On December 18, 2015, the Los Angeles Times published responses to the December 16th editorial in a section entitled “Readers React – The risk of giving more rights to drunk driving suspects.” The responses can be found here:
In the first of two responses, a retired deputy district attorney for Santa Barbara County wrote, “Let drunk-driving suspects refuse a mandatory biological sample (such as the option of breath or blood in California) without consequences, and watch alcohol-related roadway deaths spiral upward. Why? Without the objective and usually conclusive evidence of a breath or blood sample available for trial, prosecutors will be left with largely subjective evidence. That enables defense attorneys to endlessly second-guess officers’ observations. This will leave legions of drivers undeterred by the perceived legal consequences of alcohol-impaired driving.”

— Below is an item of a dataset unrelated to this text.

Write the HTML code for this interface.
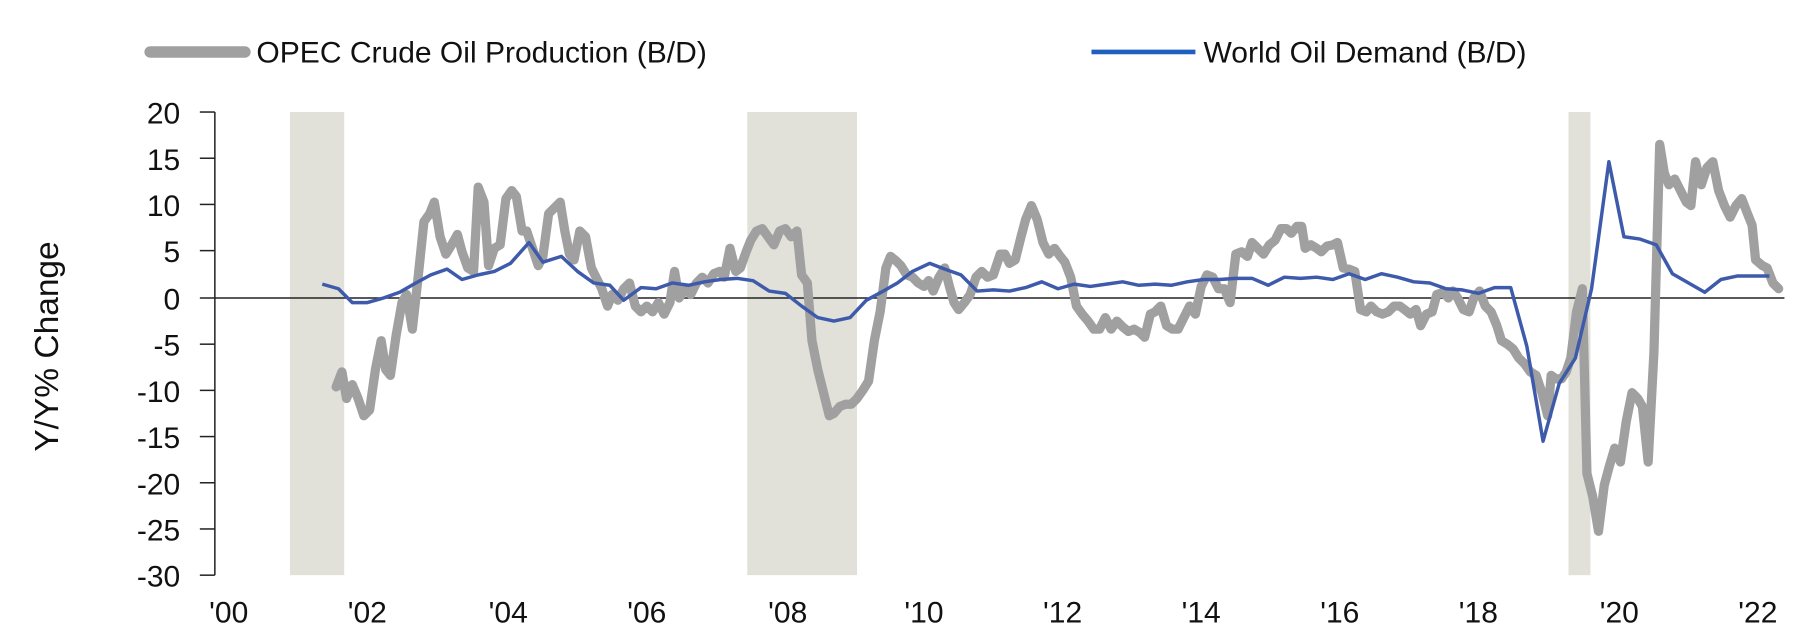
<!DOCTYPE html>
<html><head><meta charset="utf-8"><style>
html,body{margin:0;padding:0;background:#fff;width:1801px;height:641px;overflow:hidden}
svg{display:block}
text{font-family:"Liberation Sans",sans-serif;fill:#111}
</style></head><body>
<svg width="1801" height="641" viewBox="0 0 1559.3 555" xmlns="http://www.w3.org/2000/svg">
<rect x="251" y="97" width="47" height="401" fill="#e1e1d9"/>
<rect x="647" y="97" width="95" height="401" fill="#e1e1d9"/>
<rect x="1358" y="97" width="19" height="401" fill="#e1e1d9"/>
<g stroke="#222" stroke-width="1.3">
<line x1="186" y1="97" x2="186" y2="498"/>
<line x1="173" y1="258" x2="1545" y2="258"/>
<line x1="173" y1="97" x2="186" y2="97"/><line x1="173" y1="137" x2="186" y2="137"/>
<line x1="173" y1="177" x2="186" y2="177"/><line x1="173" y1="217" x2="186" y2="217"/>
<line x1="173" y1="298" x2="186" y2="298"/><line x1="173" y1="338" x2="186" y2="338"/>
<line x1="173" y1="378" x2="186" y2="378"/><line x1="173" y1="418" x2="186" y2="418"/>
<line x1="173" y1="458" x2="186" y2="458"/><line x1="173" y1="498" x2="186" y2="498"/>
</g>
<g font-size="26" text-anchor="end">
<text x="156" y="107">20</text><text x="156" y="147">15</text><text x="156" y="187">10</text>
<text x="156" y="227">5</text><text x="156" y="268">0</text><text x="156" y="308">-5</text>
<text x="156" y="348">-10</text><text x="156" y="388">-15</text><text x="156" y="428">-20</text>
<text x="156" y="468">-25</text><text x="156" y="508">-30</text>
</g>
<text transform="translate(50,300) rotate(-90)" font-size="29" text-anchor="middle">Y/Y% Change</text>
<g font-size="26" text-anchor="middle">
<text x="198" y="539">'00</text><text x="318" y="539">'02</text><text x="440" y="539">'04</text>
<text x="560" y="539">'06</text><text x="682" y="539">'08</text><text x="800" y="539">'10</text>
<text x="920" y="539">'12</text><text x="1040" y="539">'14</text><text x="1160" y="539">'16</text>
<text x="1280" y="539">'18</text><text x="1402" y="539">'20</text><text x="1522" y="539">'22</text>
</g>
<line x1="130" y1="45" x2="212" y2="45" stroke="#a0a0a0" stroke-width="10" stroke-linecap="round"/>
<text x="222" y="54" font-size="26">OPEC Crude Oil Production (B/D)</text>
<line x1="945" y1="45" x2="1035" y2="45" stroke="#1f5fbf" stroke-width="4"/>
<text x="1042" y="54" font-size="26">World Oil Demand (B/D)</text>
<polyline fill="none" stroke="#a0a0a0" stroke-width="8" stroke-linejoin="round" stroke-linecap="round" points="291,335 296,322 300,345 305,333 310,345 315,360 320,355 325,320 330,295 334,320 338,325 343,290 348,262 352,255 357,285 362,240 367,192 372,185 376,175 381,205 386,220 391,212 396,203 400,218 405,232 410,235 414,162 419,175 423,230 428,215 433,212 438,172 443,165 447,170 452,200 456,200 461,215 466,230 470,222 475,185 480,180 485,175 489,200 493,220 497,225 502,200 507,205 512,232 516,240 521,250 526,265 530,255 535,260 540,250 545,245 550,265 555,270 560,265 565,270 570,262 575,272 580,262 584,235 588,258 593,250 598,255 603,245 608,240 613,245 618,237 623,235 627,240 632,215 637,235 641,232 646,218 650,208 655,200 660,198 665,205 670,212 675,200 680,198 685,205 690,200 694,238 699,245 703,295 708,320 713,340 718,360 722,358 727,352 732,350 737,350 742,345 747,338 752,330 757,295 762,270 767,232 771,222 776,226 780,230 785,238 790,240 795,245 800,248 804,243 808,252 813,240 818,232 822,248 826,262 830,268 835,262 840,255 845,240 850,235 855,240 860,238 866,220 870,220 874,228 879,225 884,205 888,190 893,178 898,190 903,210 908,220 913,215 918,222 922,227 927,240 932,265 937,272 942,278 947,285 952,285 957,275 962,285 967,278 972,283 977,287 982,285 987,288 991,292 996,272 1000,270 1005,265 1010,282 1015,285 1020,285 1025,275 1030,265 1035,272 1040,248 1045,238 1050,240 1055,250 1060,250 1065,262 1070,220 1075,218 1080,222 1084,210 1089,215 1094,220 1099,212 1104,208 1109,198 1114,198 1118,202 1123,196 1127,196 1130,215 1135,212 1140,215 1144,218 1149,213 1154,212 1158,210 1163,232 1168,233 1173,235 1178,268 1183,270 1187,265 1192,270 1197,272 1202,270 1207,265 1212,265 1216,268 1221,272 1226,268 1230,282 1235,272 1240,270 1244,255 1250,253 1254,258 1258,252 1262,258 1267,268 1272,270 1276,258 1281,252 1286,265 1291,270 1296,282 1300,295 1305,298 1310,302 1315,310 1320,315 1325,322 1330,325 1335,340 1340,360 1343,325 1347,328 1352,328 1356,322 1360,310 1365,270 1370,250 1374,410 1379,430 1384,460 1389,420 1393,405 1398,388 1403,400 1408,365 1413,340 1418,345 1422,352 1427,400 1432,305 1437,125 1441,150 1445,160 1450,155 1455,165 1460,175 1464,178 1468,140 1473,160 1478,145 1483,140 1488,165 1493,178 1498,188 1503,178 1508,172 1513,185 1517,195 1520,225 1526,230 1530,232 1535,245 1540,250"/>
<polyline fill="none" stroke="#3d5aab" stroke-width="3" stroke-linejoin="round" points="279,246 293,250 305,262 318,262 332,258 346,253 360,245 373,238 387,233 400,242 414,238 428,235 442,228 458,210 470,227 486,222 500,235 514,245 528,247 540,260 555,249 568,250 582,245 596,247 610,244 624,242 638,241 652,243 666,252 680,254 694,265 708,275 722,278 736,275 750,260 763,253 777,245 790,235 805,228 818,233 832,238 846,252 860,251 874,252 888,249 902,244 916,250 930,246 944,248 958,246 972,244 986,247 1000,246 1014,247 1028,244 1042,242 1056,242 1070,241 1084,241 1098,247 1112,240 1126,241 1140,240 1154,242 1168,237 1182,242 1196,237 1210,240 1224,244 1238,245 1252,250 1266,251 1280,254 1294,249 1308,249 1322,300 1336,382 1350,332 1364,310 1378,250 1393,140 1406,205 1420,207 1434,212 1448,237 1462,245 1476,253 1490,242 1504,239 1518,239 1532,239"/>
</svg>
</body></html>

Another response, in part, says, “Your defense of individual rights as they relate to prosecuting suspected drunk drivers goes too far. Police personnel have to do their job, and a drunk driver endangering people’s lives on a road needs to be punished, end of story.”
Plain and simple, the 4th Amendment was included in the Bill of Rights to protect the people from unreasonable and warrantless governmental searches and seizures of places and things where there existed a reasonable expectation of privacy.

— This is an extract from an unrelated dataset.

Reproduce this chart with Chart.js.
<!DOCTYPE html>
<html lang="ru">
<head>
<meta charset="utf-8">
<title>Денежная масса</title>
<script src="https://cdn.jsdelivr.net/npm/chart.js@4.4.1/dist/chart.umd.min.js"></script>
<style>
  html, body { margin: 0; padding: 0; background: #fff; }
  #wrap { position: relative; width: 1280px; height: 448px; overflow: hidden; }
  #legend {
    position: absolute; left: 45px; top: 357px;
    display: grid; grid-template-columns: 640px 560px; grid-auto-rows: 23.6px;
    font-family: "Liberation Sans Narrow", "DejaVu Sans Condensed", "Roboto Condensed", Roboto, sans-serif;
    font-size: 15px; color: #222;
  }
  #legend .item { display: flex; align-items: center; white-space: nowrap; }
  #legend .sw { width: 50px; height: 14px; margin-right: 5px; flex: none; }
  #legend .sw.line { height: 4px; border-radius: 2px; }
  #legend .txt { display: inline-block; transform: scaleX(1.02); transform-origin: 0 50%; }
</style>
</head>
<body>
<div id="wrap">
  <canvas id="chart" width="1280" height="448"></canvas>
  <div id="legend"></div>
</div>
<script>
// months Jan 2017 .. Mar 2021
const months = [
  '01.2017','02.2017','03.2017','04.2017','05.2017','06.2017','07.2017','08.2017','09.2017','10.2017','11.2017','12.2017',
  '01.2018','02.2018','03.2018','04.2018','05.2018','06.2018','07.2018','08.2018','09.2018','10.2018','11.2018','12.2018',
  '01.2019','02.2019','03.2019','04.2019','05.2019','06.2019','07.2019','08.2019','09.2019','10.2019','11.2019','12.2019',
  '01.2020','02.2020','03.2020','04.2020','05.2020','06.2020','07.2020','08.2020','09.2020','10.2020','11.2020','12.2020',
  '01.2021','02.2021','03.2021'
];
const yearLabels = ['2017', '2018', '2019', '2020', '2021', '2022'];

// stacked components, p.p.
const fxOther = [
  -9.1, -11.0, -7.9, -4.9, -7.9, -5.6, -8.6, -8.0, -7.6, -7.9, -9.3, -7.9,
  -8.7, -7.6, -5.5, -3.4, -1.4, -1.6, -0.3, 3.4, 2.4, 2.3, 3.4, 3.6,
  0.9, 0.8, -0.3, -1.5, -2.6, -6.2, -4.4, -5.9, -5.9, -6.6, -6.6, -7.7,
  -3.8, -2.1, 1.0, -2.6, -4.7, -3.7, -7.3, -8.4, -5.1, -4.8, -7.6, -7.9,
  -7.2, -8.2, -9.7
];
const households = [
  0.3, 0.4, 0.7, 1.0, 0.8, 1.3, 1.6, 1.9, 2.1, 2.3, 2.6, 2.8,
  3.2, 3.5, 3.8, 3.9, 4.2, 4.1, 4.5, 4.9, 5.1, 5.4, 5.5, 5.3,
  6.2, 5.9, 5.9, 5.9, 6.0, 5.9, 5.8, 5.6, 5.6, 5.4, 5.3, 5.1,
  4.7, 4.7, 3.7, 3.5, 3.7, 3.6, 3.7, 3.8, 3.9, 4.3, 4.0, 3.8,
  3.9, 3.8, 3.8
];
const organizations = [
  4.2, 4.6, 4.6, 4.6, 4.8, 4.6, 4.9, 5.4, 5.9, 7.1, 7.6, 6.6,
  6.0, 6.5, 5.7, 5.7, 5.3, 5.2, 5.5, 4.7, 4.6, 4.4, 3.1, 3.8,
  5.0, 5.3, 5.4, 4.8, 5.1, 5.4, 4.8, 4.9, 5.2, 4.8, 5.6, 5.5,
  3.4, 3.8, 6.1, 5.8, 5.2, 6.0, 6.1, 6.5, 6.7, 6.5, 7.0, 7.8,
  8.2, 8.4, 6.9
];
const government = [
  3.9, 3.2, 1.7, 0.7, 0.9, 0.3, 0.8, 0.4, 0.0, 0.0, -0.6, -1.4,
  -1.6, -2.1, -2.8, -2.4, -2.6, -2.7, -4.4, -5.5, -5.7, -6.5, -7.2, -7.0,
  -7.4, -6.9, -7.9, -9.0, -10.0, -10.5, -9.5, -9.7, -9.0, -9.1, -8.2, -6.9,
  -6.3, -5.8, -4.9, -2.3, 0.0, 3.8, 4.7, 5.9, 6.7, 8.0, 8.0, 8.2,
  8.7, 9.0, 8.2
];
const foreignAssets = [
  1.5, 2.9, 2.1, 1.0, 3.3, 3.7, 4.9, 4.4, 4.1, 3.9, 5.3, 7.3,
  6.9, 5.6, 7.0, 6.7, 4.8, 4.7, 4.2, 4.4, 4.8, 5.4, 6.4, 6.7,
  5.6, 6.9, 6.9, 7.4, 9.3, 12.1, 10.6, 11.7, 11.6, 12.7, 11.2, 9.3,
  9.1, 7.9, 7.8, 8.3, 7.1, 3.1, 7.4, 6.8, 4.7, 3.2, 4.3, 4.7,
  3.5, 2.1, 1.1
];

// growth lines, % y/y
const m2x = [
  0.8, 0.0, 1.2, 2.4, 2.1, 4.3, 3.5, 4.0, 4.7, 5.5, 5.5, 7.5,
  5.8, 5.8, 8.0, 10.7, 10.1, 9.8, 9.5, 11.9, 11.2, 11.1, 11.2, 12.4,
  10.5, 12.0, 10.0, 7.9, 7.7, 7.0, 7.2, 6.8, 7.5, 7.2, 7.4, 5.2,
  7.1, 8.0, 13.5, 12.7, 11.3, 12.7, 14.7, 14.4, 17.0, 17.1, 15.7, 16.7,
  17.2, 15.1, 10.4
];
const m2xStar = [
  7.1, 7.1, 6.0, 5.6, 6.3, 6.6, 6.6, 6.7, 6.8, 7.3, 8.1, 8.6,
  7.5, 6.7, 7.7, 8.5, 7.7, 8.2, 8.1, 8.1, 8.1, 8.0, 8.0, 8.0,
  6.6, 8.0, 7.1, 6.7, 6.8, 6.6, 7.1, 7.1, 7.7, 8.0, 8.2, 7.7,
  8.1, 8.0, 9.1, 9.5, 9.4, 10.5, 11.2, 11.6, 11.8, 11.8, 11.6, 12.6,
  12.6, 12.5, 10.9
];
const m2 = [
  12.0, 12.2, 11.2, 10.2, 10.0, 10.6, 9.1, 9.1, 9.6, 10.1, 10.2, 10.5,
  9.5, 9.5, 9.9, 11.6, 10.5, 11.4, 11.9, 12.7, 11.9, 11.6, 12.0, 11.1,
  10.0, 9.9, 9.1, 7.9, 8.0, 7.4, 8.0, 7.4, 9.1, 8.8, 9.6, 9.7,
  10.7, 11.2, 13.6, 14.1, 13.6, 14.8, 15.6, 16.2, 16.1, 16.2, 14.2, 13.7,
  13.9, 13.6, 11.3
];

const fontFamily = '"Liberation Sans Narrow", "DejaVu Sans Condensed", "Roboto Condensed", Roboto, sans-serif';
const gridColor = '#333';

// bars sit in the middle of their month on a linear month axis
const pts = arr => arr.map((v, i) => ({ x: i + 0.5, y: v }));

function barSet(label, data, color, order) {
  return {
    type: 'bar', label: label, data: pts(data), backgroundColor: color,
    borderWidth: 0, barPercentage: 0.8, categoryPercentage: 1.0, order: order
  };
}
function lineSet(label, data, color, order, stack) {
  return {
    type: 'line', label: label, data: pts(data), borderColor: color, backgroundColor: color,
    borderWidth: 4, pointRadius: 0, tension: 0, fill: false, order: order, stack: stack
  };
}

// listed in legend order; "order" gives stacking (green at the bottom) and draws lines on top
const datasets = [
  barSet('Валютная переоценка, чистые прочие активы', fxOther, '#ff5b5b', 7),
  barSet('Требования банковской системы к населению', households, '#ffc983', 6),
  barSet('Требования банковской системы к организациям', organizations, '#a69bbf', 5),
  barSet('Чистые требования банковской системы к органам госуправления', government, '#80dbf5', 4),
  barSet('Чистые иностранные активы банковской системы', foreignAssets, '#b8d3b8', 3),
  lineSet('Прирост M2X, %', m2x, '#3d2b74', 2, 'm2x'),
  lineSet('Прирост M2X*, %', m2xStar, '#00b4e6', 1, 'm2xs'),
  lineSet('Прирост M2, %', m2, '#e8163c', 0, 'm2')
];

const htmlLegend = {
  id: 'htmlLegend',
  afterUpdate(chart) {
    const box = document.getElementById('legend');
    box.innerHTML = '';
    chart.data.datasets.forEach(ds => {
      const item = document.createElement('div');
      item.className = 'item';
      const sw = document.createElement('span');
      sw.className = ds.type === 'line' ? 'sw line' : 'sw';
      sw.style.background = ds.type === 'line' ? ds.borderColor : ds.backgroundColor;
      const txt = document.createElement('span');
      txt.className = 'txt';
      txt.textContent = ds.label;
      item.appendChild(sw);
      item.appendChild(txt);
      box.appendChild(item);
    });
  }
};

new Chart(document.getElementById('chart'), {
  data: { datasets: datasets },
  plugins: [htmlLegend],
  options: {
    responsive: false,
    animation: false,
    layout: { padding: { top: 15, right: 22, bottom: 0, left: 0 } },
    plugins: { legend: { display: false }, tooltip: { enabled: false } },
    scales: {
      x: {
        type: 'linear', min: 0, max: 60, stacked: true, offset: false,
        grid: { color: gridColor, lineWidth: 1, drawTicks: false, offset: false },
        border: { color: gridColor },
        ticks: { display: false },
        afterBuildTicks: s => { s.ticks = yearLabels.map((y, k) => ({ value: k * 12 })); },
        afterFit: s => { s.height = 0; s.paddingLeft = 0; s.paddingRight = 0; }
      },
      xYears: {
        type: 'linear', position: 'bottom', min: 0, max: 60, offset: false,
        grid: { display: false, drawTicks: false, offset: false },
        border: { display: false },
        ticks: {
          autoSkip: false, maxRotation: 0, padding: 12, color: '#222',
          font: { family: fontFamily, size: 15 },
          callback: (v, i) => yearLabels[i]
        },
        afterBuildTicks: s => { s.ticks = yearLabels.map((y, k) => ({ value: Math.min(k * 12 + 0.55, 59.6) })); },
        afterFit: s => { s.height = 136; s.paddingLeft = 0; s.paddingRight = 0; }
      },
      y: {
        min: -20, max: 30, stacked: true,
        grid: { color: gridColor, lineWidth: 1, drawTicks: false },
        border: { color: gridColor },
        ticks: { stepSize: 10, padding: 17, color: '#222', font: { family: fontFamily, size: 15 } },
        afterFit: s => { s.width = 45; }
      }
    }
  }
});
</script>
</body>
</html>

Nowhere do we have a higher expectation of privacy than with our bodies. Consequently, nowhere does the 4th Amendment become as important as it does when it comes to searches of our bodies.
Just as the 5th Amendment requires that people cannot be punished for asserting their right to remain silent, so too can they not be punished for asserting their right against a search of their body without a warrant.
Requiring law enforcement to obtain a warrant prior to subjecting a person to a chemical test, which is a search for 4th Amendment purposes, will not leave prosecutors without “objective and usually conclusive evidence of a breath or blood sample” nor will “prosecutor be left with largely subjective evidence,” as the first response asserts. All it is doing is requiring that law enforcement play by the rules before getting what they want. Play by the rules (i.e. the Constitution), and get the evidence needed to legally prosecute drunk drivers. Stop looking for shortcuts and prosecute drunk drivers within the parameters of the Constitution.
Yes, police personnel “have to do their jobs,” but, again, they must do it lawfully. And the law requires that they obtain a warrant before searching.
I agree with the notion that “A drunk driver endangering people’s lives on a road needs to be punished.” But this statement has nothing to do with refusing a warrantless chemical test. A person cannot be punished before they are found guilty beyond a reasonable doubt of drunk driving. At the time a person submits to a chemical test, they have not been found guilty of anything.
Furthermore, they most certainly cannot be punished for doing something that the Constitution of the United States absolutely gives them a right to do.